With respect, it is not their gift to give.

 

I DON’T mind the UK having one of the world’s most generous overseas aid budgets. We are still, relatively, one of the planet’s most wealthy and civilised nations (I obviously exempt Nicola Krankie from the ‘civilised’ bit).

Starvation, famine, natural or humanitarian disasters – we should be at the forefront of any and all efforts to aid the needy. Every time.

But paying out hundreds of millions of pounds in cash ‘aid’ to third world dictators, gangsters and, at very best, plain fraudsters? Millions a year to silver line the pockets of an entire Westminster department of untouchable, nepotistic public school appointees?

The Department for International Development as much as admits its job is to bribe poor countries into being our ‘friends’. Wow, that’s worked well over the years, hasn’t it?

No. Enough’s enough.

Our own letters page today outlines very humbly, honestly and yes, angrily, how we are punishing the twilight years of the very people whose sacrifices made this nation so wealthy that today we can indulge overseas crime, bribery and money laundering under the guise of international aid.

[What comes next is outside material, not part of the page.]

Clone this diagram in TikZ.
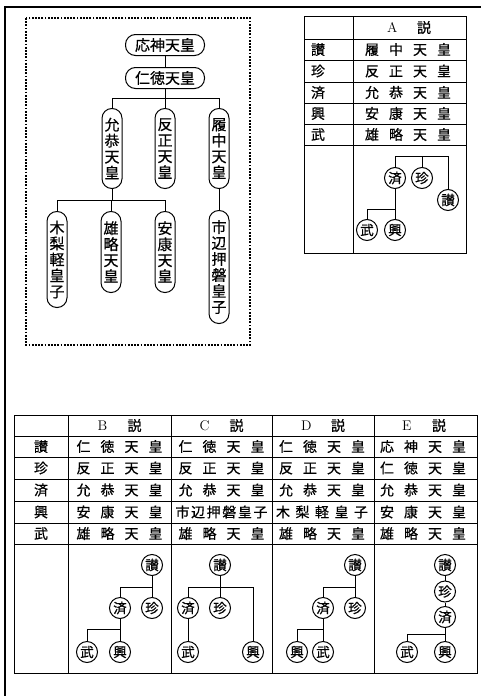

It is disgraceful. We need a Silver Surfers political party.

 

ONE of my closest American friends, an intelligent, well-read man who happened to be a Donald Trump voter, poured scorn on my fears when we met up just before the US elections.

He emailed me this week, in the wake of the frightening spectacle of Trump letting loose bombs, threatening North Korea and Russia and sending a full-on fleet of warships to go park on their doorsteps.

If that wasn’t scary enough, it was accompanied by the most childish, nonsensical ranting, as cringingly unPresidential as you can imagine (let’s not even get into his pre-pubescent press secretary Sean Spicer, who somehow ‘forgot’ Hitler gassed millions).

Is there really no one dare tell President Trump he looks and sounds like an OAP

transvestite doing an impression of Shirley Temple throwing a hissy fit?

My friend’s communication was a rather brief email, in light of Trump’s turbulent first few months in office:

“Oh s**t. Sorry, world.” Too late now, pal.